In the same year, the U.S. Department of Education awarded a $1.7 million grant to the Tennessee Department of Education through the Financial Education for College Access and Success program to develop, maintain and evaluate middle school and high school personal finance instructional materials and teacher training.
Presently, America has the Financial Literacy and Education Commission that was made possible under the Fair and Accurate Credit Transactions Act of 2003. The commission’s made objective was to develop a national financial education website and a national strategy that will enforce and promote financial education. The commission is chaired by the Secretary of the Treasury and vice chaired by the Director of the Consumer Financial Protection Bureau.

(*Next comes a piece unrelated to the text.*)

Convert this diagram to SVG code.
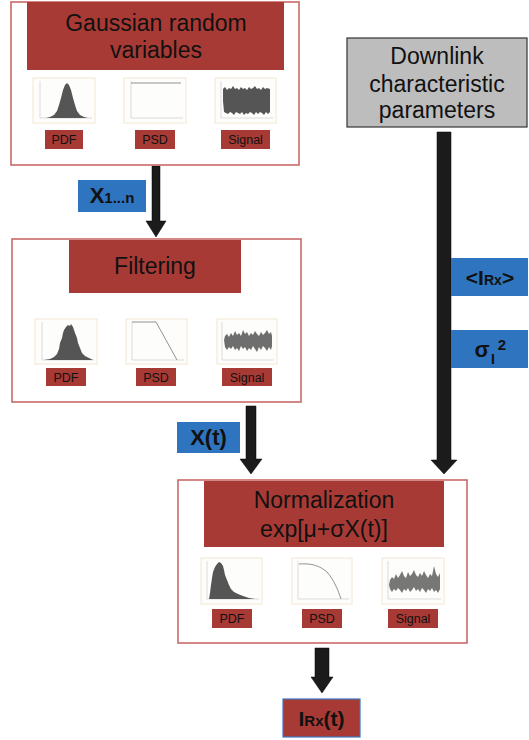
<svg xmlns="http://www.w3.org/2000/svg" width="529" height="740" viewBox="0 0 529 740">
<style>
.frame{fill:#fff;stroke:#c86a68;stroke-width:1.6}
.title{fill:#a83a35}
.ttl{font-family:"Liberation Sans",Arial,sans-serif;font-size:23px;fill:#111;text-anchor:middle}
.lbl{fill:#a83a35}
.lt{font-family:"Liberation Sans",Arial,sans-serif;font-size:12.5px;fill:#111;text-anchor:middle}
.thumb{fill:#fdfdfb;stroke:#f3e6d3;stroke-width:1}
.ax{fill:none;stroke:#bbb;stroke-width:0.5}
.tag{fill:#2f74bf}
.tt{font-family:"Liberation Sans",Arial,sans-serif;font-weight:bold;fill:#111;text-anchor:middle}
.arrow{fill:#1b1b1b;stroke:#000;stroke-width:0.5}
.gray{fill:#bdbdbd;stroke:#333;stroke-width:1.2}
.plot{fill:#555}
.line{fill:none;stroke:#777;stroke-width:0.8}
</style>

<g id="connectors">
  <path class="arrow" d="M152,166 H160 V221 H166 L156,237 L146,221 H152 Z"/>
  <path class="arrow" d="M246,406 H256 V459 H262 L251,474 L240,459 H246 Z"/>
  <path class="arrow" d="M437,132 H451 V460 H457 L444,474 L431,460 H437 Z"/>
  <path class="arrow" d="M315,648 H329 V677 H333 L322,693 L311,677 H315 Z"/>
</g>

<g id="gaussian">
  <rect class="frame" x="11" y="2" width="288" height="163"/>
  <rect class="title" x="27" y="2" width="257" height="68"/>
  <text class="ttl" x="156" y="31">Gaussian random</text>
  <text class="ttl" x="156" y="58">variables</text>
  <rect class="thumb" x="33" y="78" width="62" height="45"/>
  <path class="ax" d="M40,81 V118 H92"/>
  <path class="plot" d="M46,118 L50,117 L54,115 L57,111 L59,105 L61,98 L63,90 L65,85 L67,83 L69,85 L71,90 L73,98 L75,105 L77,111 L80,115 L84,117 L88,118 Z"/>
  <rect class="thumb" x="124" y="78" width="62" height="45"/>
  <path class="ax" d="M131,81 V118 H183"/>
  <path class="line" d="M131,83 H181"/>
  <rect class="thumb" x="215" y="78" width="61" height="45"/>
  <path class="ax" d="M221,81 V118 H273"/>
  <path class="plot" d="M223,101 L223,89 L225,87 L227,90 L229,88 L231,89 L233,86 L235,89 L237,88 L239,90 L241,87 L243,89 L245,88 L247,90 L249,87 L251,89 L253,88 L255,86 L257,89 L259,88 L261,90 L263,87 L265,89 L267,88 L270,89 L270,112 L268,114 L266,112 L264,115 L262,113 L260,112 L258,114 L256,112 L254,115 L252,113 L250,112 L248,114 L246,113 L244,115 L242,112 L240,114 L238,113 L236,112 L234,115 L232,113 L230,112 L228,114 L226,113 L224,112 Z"/>
  <rect class="lbl" x="45" y="130" width="38" height="19"/>
  <text class="lt" x="64" y="144">PDF</text>
  <rect class="lbl" x="135" y="130" width="40" height="19"/>
  <text class="lt" x="155" y="144">PSD</text>
  <rect class="lbl" x="221" y="130" width="49" height="19"/>
  <text class="lt" x="245.5" y="144">Signal</text>
</g>

<g id="x1n">
  <rect class="tag" x="78" y="180" width="68" height="32"/>
  <text class="tt" x="112" y="203"><tspan font-size="22">X</tspan><tspan font-size="15">1...n</tspan></text>
</g>

<g id="filtering">
  <rect class="frame" x="12" y="239" width="289" height="163"/>
  <rect class="title" x="69" y="240" width="172" height="53"/>
  <text class="ttl" x="155" y="274">Filtering</text>
  <rect class="thumb" x="35" y="319" width="62" height="45"/>
  <path class="ax" d="M42,322 V360 H94"/>
  <path class="plot" d="M44,360 L50,359 L54,357 L57,354 L59,349 L60,343 L62,338 L63,333 L64,330 L66,327 L68,325 L70,326 L71,324 L73,327 L74,330 L75,333 L77,338 L78,343 L80,348 L82,353 L85,356 L89,358 L93,360 Z"/>
  <rect class="thumb" x="126" y="319" width="61" height="45"/>
  <path class="ax" d="M132,322 V360 H184"/>
  <path class="line" d="M132,322 H156 L177,360"/>
  <rect class="thumb" x="217" y="319" width="60" height="45"/>
  <path class="ax" d="M222,322 V360 H274"/>
  <path class="plot" fill-opacity="0.85" d="M224,340 L225,336 L227,334 L229,337 L231,333 L233,336 L235,331 L237,335 L239,333 L241,336 L243,330 L245,334 L247,332 L249,336 L251,333 L253,335 L255,331 L257,334 L259,336 L261,332 L263,335 L265,333 L267,330 L269,334 L271,332 L272,336 L272,346 L271,350 L269,347 L267,351 L265,348 L263,346 L261,350 L259,347 L257,352 L255,349 L253,346 L251,350 L249,348 L247,351 L245,347 L243,349 L241,346 L239,351 L237,348 L235,350 L233,346 L231,349 L229,347 L227,350 L225,347 Z"/>
  <rect class="lbl" x="46" y="368" width="40" height="18"/>
  <text class="lt" x="66" y="382">PDF</text>
  <rect class="lbl" x="136" y="368" width="40" height="18"/>
  <text class="lt" x="156" y="382">PSD</text>
  <rect class="lbl" x="222" y="368" width="50" height="18"/>
  <text class="lt" x="247" y="382">Signal</text>
</g>

<g id="xt">
  <rect class="tag" x="177" y="422" width="63" height="31"/>
  <text class="tt" x="208.5" y="445" font-size="22">X(t)</text>
</g>

<g id="downlink">
  <rect class="gray" x="347" y="38" width="180" height="89"/>
  <text class="ttl" x="437" y="64">Downlink</text>
  <text class="ttl" x="437" y="92">characteristic</text>
  <text class="ttl" x="437" y="118">parameters</text>
</g>

<g id="irx-mean">
  <rect class="tag" x="451" y="258" width="77" height="38"/>
  <text class="tt" x="490" y="285"><tspan font-size="21">&lt;I</tspan><tspan font-size="14">Rx</tspan><tspan font-size="21">&gt;</tspan></text>
</g>

<g id="sigma">
  <rect class="tag" x="451" y="330" width="77" height="38"/>
  <text class="tt" x="482" y="357" font-size="22">σ</text>
  <text class="tt" x="493" y="364" font-size="14">I</text>
  <text class="tt" x="502" y="350" font-size="15">2</text>
</g>

<g id="normalization">
  <rect class="frame" x="178" y="480" width="289" height="163"/>
  <rect class="title" x="204" y="481" width="240" height="66"/>
  <text class="ttl" x="324" y="508">Normalization</text>
  <text class="ttl" x="324" y="537">exp[μ+σX(t)]</text>
  <rect class="thumb" x="201" y="558" width="61" height="46"/>
  <path class="ax" d="M207,561 V599 H259"/>
  <path class="plot" d="M209,599 L210,593 L211,585 L212,578 L213,572 L215,567 L217,564 L219,562 L221,563 L223,566 L224,570 L225,575 L227,580 L229,585 L231,589 L234,592 L238,594 L243,596 L249,598 L255,599 Z"/>
  <rect class="thumb" x="292" y="558" width="60" height="46"/>
  <path class="ax" d="M298,561 V599 H349"/>
  <path class="line" d="M299,564 C312,563 320,566 327,572 C334,580 338,590 341,599"/>
  <rect class="thumb" x="382" y="558" width="62" height="46"/>
  <path class="ax" d="M388,561 V599 H441"/>
  <path class="plot" fill-opacity="0.8" d="M389,585 L390,580 L392,577 L394,579 L396,574 L398,578 L400,575 L402,571 L404,576 L406,578 L408,572 L410,576 L412,574 L414,570 L416,575 L418,577 L420,573 L422,576 L424,571 L426,575 L428,578 L430,574 L432,576 L434,566 L436,574 L438,577 L440,573 L440,589 L438,593 L436,590 L434,592 L432,588 L430,591 L428,589 L426,593 L424,590 L422,588 L420,592 L418,589 L416,591 L414,587 L412,590 L410,592 L408,588 L406,591 L404,589 L402,593 L400,590 L398,588 L396,591 L394,589 L392,592 L390,589 Z"/>
  <rect class="lbl" x="212" y="609" width="40" height="19"/>
  <text class="lt" x="232" y="623">PDF</text>
  <rect class="lbl" x="302" y="609" width="40" height="19"/>
  <text class="lt" x="322" y="623">PSD</text>
  <rect class="lbl" x="388" y="609" width="50" height="19"/>
  <text class="lt" x="413" y="623">Signal</text>
</g>

<g id="irx-out">
  <rect x="283" y="699" width="77" height="38" fill="#a83a35" stroke="#3a78c4" stroke-width="1.2"/>
  <text class="tt" x="321.5" y="726"><tspan font-size="21">I</tspan><tspan font-size="15">Rx</tspan><tspan font-size="21">(t)</tspan></text>
</g>
</svg>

In December 2017, the commission members convened to discuss trends and issues in household economic security. The meeting included a presentation of macro indicators that show a considerable recovery from the recession. The date showed that the net worth of households has reached a record high. Additionally, debt burdens have also dropped considerably. However, the median family has not experienced complete recovery in terms of wealth.
One of the most alarming contents in the meeting revealed that the burden of financing higher education has fallen heavily and solely on the students themselves. In the last 15 years, student loan balances have quadrupled. As a result, it is expected that young adults with pending student loans may have to delay purchase of their homes and other major financial decisions. This report, however, does not diminish the value of pursuing higher education. It is still considered a very good investment.
At the end of the day, no matter what your financial challenges may be, it really pays to consult the experts and financial management professionals where it concerns your money. When in doubt, there is no harm in seeking wise counsel.